Add support for subqueries for definition queries and selections on hosted feature layers

04-20-2022 08:22 AM
Status: Open
Occasional Contributor II

Add the ability to filter a hosted feature layer by a subquery for both definition queries and "select by attribute" workflows.

For me, I want to build a hosted view on top of a hosted layer.  The hosted view would limit the results to only the "most recent record" for each ID that exists in a column.  This query requires a date column and the ID column which is not unique.  

In a sql database this query would take on the following syntax:

For the example the table we are filtering is named myTable.
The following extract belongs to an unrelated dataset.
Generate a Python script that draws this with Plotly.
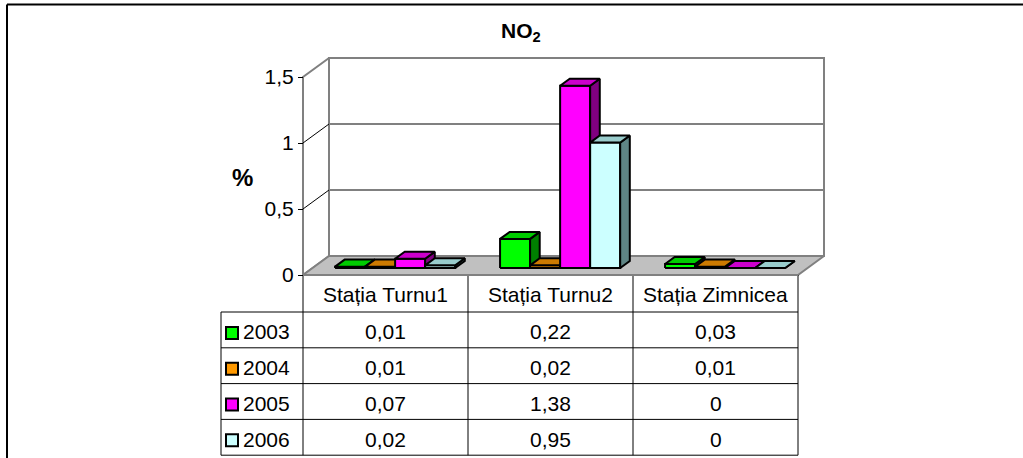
import plotly.graph_objects as go

# ---------------- data ----------------
categories = ["Stația Turnu1", "Stația Turnu2", "Stația Zimnicea"]
years = ["2003", "2004", "2005", "2006"]
v2003 = [0.01, 0.22, 0.03]
v2004 = [0.01, 0.02, 0.01]
v2005 = [0.07, 1.38, 0]
v2006 = [0.02, 0.95, 0]
y_tickvals = [0, 0.5, 1, 1.5]
y_ticktext = ["0", "0,5", "1", "1,5"]
title_text = "<b>NO<sub>2</sub></b>"
y_title = "<b>%</b>"

series = [v2003, v2004, v2005, v2006]

# ---------------- styles ----------------
front_colors = ["#00FF00", "#FF9900", "#FF00FF", "#CCFFFF"]
top_colors = ["#00CC00", "#CC7A00", "#CC00CC", "#99CCCC"]
side_colors = ["#008000", "#804D00", "#800080", "#5F8585"]
FONT = "Liberation Sans, Arial, sans-serif"
FS = 21

W, H = 1023, 458
# pixel layout of the front floor edge / value scale
PX_X0, PX_X1 = 303, 798
CAT_PX = (PX_X1 - PX_X0) / len(categories)
PX_Y0 = 275
PX_PER_UNIT = 132.0
DEPTH_DX_PX, DEPTH_DY_PX = 26, 19
YMAX = 1.5


def px2x(px):
    return (px - PX_X0) / CAT_PX


def py2y(py):
    return (PX_Y0 - py) / PX_PER_UNIT


DX = DEPTH_DX_PX / CAT_PX
DY = DEPTH_DY_PX / PX_PER_UNIT


def P(x, v, d):
    return (x + d * DX, v + d * DY)


fig = go.Figure()


def poly(points, fill, line_color, width):
    xs = [p[0] for p in points] + [points[0][0]]
    ys = [p[1] for p in points] + [points[0][1]]
    fig.add_trace(go.Scatter(x=xs, y=ys, mode="lines", fill="toself",
                             fillcolor=fill,
                             line=dict(color=line_color, width=width),
                             hoverinfo="skip", showlegend=False))


def seg(p0, p1, color, width):
    fig.add_trace(go.Scatter(x=[p0[0], p1[0]], y=[p0[1], p1[1]], mode="lines",
                             line=dict(color=color, width=width),
                             hoverinfo="skip", showlegend=False))


ncat = len(categories)
GRAY = "#808080"

# walls and floor
poly([P(0, 0, 1), P(0, YMAX, 1), P(ncat, YMAX, 1), P(ncat, 0, 1)], "white", GRAY, 2)
poly([P(0, 0, 0), P(0, YMAX, 0), P(0, YMAX, 1), P(0, 0, 1)], "white", GRAY, 2)
for v in y_tickvals[1:-1]:
    seg(P(0, v, 1), P(ncat, v, 1), GRAY, 2)
    seg(P(0, v, 0), P(0, v, 1), "black", 1)
poly([P(0, 0, 0), P(0, 0, 1), P(ncat, 0, 1), P(ncat, 0, 0)], "#C0C0C0", GRAY, 2)

# bars
BW = 0.182
GAP = 1 - BW * len(series)
D0, D1 = 0.37, 0.74
for i in range(ncat):
    for s, vals in enumerate(series):
        v = vals[i]
        xl = i + GAP / 2 + s * BW
        xr = xl + BW
        poly([P(xl, 0, D0), P(xl, v, D0), P(xr, v, D0), P(xr, 0, D0)],
             front_colors[s], "black", 2)
        poly([P(xr, 0, D0), P(xr, v, D0), P(xr, v, D1), P(xr, 0, D1)],
             side_colors[s], "black", 2)
        poly([P(xl, v, D0), P(xl, v, D1), P(xr, v, D1), P(xr, v, D0)],
             top_colors[s], "black", 2)

# data table
HEAD_BOTTOM = 312
ROW_H = 35.8
LEG_LEFT = 221
row_lines = [HEAD_BOTTOM + k * ROW_H for k in range(len(years) + 1)]
TABLE_BOTTOM = row_lines[-1]
for py in row_lines:
    seg((px2x(LEG_LEFT), py2y(py)), (ncat, py2y(py)), "black", 1)
for i in range(ncat + 1):
    seg((i, py2y(PX_Y0)), (i, py2y(TABLE_BOTTOM)), "black", 1)
seg((px2x(LEG_LEFT), py2y(HEAD_BOTTOM)), (px2x(LEG_LEFT), py2y(TABLE_BOTTOM)), "black", 1)
# floor front edge on top of the table
seg((0, 0), (ncat, 0), GRAY, 2)

annotations = []
for i, c in enumerate(categories):
    annotations.append(dict(x=i + 0.5, y=py2y((PX_Y0 + HEAD_BOTTOM) / 2 + 1), text=c,
                            showarrow=False, xanchor="center", yanchor="middle",
                            font=dict(family=FONT, size=FS, color="black")))


def fmt(v):
    if v == 0:
        return "0"
    return f"{v:.2f}".replace(".", ",")


for s, vals in enumerate(series):
    cy = py2y(row_lines[s] + ROW_H / 2 + 2)
    for i, v in enumerate(vals):
        annotations.append(dict(x=i + 0.5, y=cy, text=fmt(v), showarrow=False,
                                xanchor="center", yanchor="middle",
                                font=dict(family=FONT, size=FS, color="black")))
    annotations.append(dict(x=px2x(241), y=cy, text=years[s], showarrow=False,
                            xanchor="left", yanchor="middle",
                            font=dict(family=FONT, size=FS, color="black")))
    fig.add_trace(go.Scatter(x=[px2x(232)], y=[py2y(row_lines[s] + ROW_H / 2 + 3)],
                             mode="markers",
                             marker=dict(symbol="square", size=12, color=front_colors[s],
                                         line=dict(color="black", width=2)),
                             hoverinfo="skip", showlegend=False))

# title and axis title
annotations.append(dict(x=px2x(521), y=py2y(32), text=title_text, showarrow=False,
                        xanchor="center", yanchor="middle",
                        font=dict(family=FONT, size=FS, color="black")))
annotations.append(dict(x=px2x(242), y=py2y(177), text=y_title, showarrow=False,
                        xanchor="center", yanchor="middle",
                        font=dict(family=FONT, size=24, color="black")))

shapes = [
    dict(type="line", xref="paper", yref="paper", x0=7 / W, x1=1, y0=1 - 4.5 / H, y1=1 - 4.5 / H,
         line=dict(color="black", width=2)),
    dict(type="line", xref="paper", yref="paper", x0=7 / W, x1=7 / W, y0=0, y1=1 - 4.5 / H,
         line=dict(color="black", width=2)),
]

fig.update_layout(
    width=W, height=H, autosize=False,
    margin=dict(l=0, r=0, t=0, b=0),
    paper_bgcolor="white", plot_bgcolor="white",
    showlegend=False,
    annotations=annotations,
    shapes=shapes,
    xaxis=dict(range=[px2x(0), px2x(W)], visible=False, fixedrange=True),
    yaxis=dict(range=[py2y(H), py2y(0)], anchor="free", position=PX_X0 / W,
               tickvals=y_tickvals, ticktext=y_ticktext,
               showgrid=False, zeroline=False, showline=False,
               ticks="outside", ticklen=5, tickcolor="black", tickwidth=1,
               tickfont=dict(family=FONT, size=FS, color="black"), fixedrange=True),
)

fig.write_html("out.html")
The column with ID's we want to group by is called myGroupID.  The column with dates to use for finding most recent record is named myDate

select * from myTable t1

where t1.myDate =  (SELECT max(t2.myDate) from myTable t1 where t2.myGroupID = t1.myGroupID)


Other scenarios are just filtering the whole table to the one with a max value over all:

select * from myTable t1

where t1.myDate =  (SELECT max(t2.myDate) from myTable


This came up a lot with Covid dashboard data.  You have a table with one row per day with various Covid numbers.  Then some places you want to filter that master dataset to data from the latest row when sorted by date.  In other places you want to use all the data to see trends.  The operations dashboard widgets provide the extra configuration steps to do this kind of sorting and filtering.  But applying the same kind of filtering to the hosted layer itself via a hosted view is missing.   

Now, I assume that on Esri's side this would require the underlying ArcGIS Online data platform to support some kind of SQL structure.  But it wouldn't have to be RDBMS like PostGres or SQL Server.  Azure Synapse allows relatively advanced SQL queries against data lakes that include subqueries and aggregation functions.  Also, I assume that operations like this will add more load on the Esri systems since the filter needs to scan other rows and compare.  But this is handled in RDBMS with indexes.  There is already the concept in ArcGIS Online of tagging one column on a layer to be the "time aware" layer, and the trackaware GeoAnalytics tools in Pro require you to select a "Track ID" column.  If we could define these columns on the AGOL layer, they could be used to selectively build indexes on the backend to optimize these kinds of queries.